Until recent years, Mexican drug traffickers focused the bulk of their bribery efforts on law enforcement rather than politicians. Their increasing involvement in local politics -- in town halls and state capitals -- is a response, experts say, to the national-level crackdown, to changes in the nature of the drug trade itself and to the evolution of Mexico's young democracy.

Starting in 2000, a system of fiercely contested multiparty elections began to replace 71 years of one-party rule, the Institutional Revolutionary Party, or PRI. "In this newly competitive, moderately democratic system, it takes serious money to run a political campaign," says James McDonald, a Mexico expert at Southern Utah University in Cedar City, Utah. "This has given the narcos a real entree into politics, by either running for office themselves or bankrolling candidates."

In addition, the gangs have evolved from simple drug-smuggling bands into organized-crime conglomerates with broad business interests, from local drug markets to extortion, kidnapping, immigrant smuggling and control of Mexico's rich market in knockoff compact discs. "There is more at stake than before. They need to control municipal governments," says Edgardo Buscaglia, a professor of law and economics at both Columbia University and Mexico's ITAM University.

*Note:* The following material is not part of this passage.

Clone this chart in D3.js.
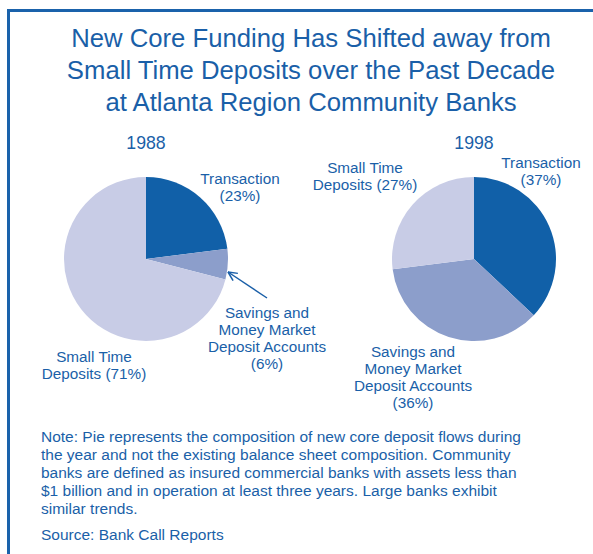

That's all decent enough info, but the WSJ also slips in this bit of disinformation from the FBI, charges so dubious even the WSJ has to caveat them at the end:

According to a September 2007 intelligence assessment by the U.S. Federal Bureau of Investigation, the governors of the states of Veracruz and Michoacán had agreements with the Gulf Cartel allowing free rein to that large drug-trafficking gang. In return, said the report, which was reviewed by The Wall Street Journal, the cartel promised to reduce violence in Veracruz state and, in Michoacán, financed a gubernatorial race and many municipal campaigns across the state.

...

Lázaro Cárdenas Batel, the Michoacán governor from the leftist PRD party who was in the office when the FBI said the deal was made, says the allegation is "totally false." Mr. Cárdenas Batel, grandson of the former Mexican president for whom the port is named, said Mexican ports are controlled by federal agencies, so drug traffickers have nothing to gain from bribing state officials in connection with them.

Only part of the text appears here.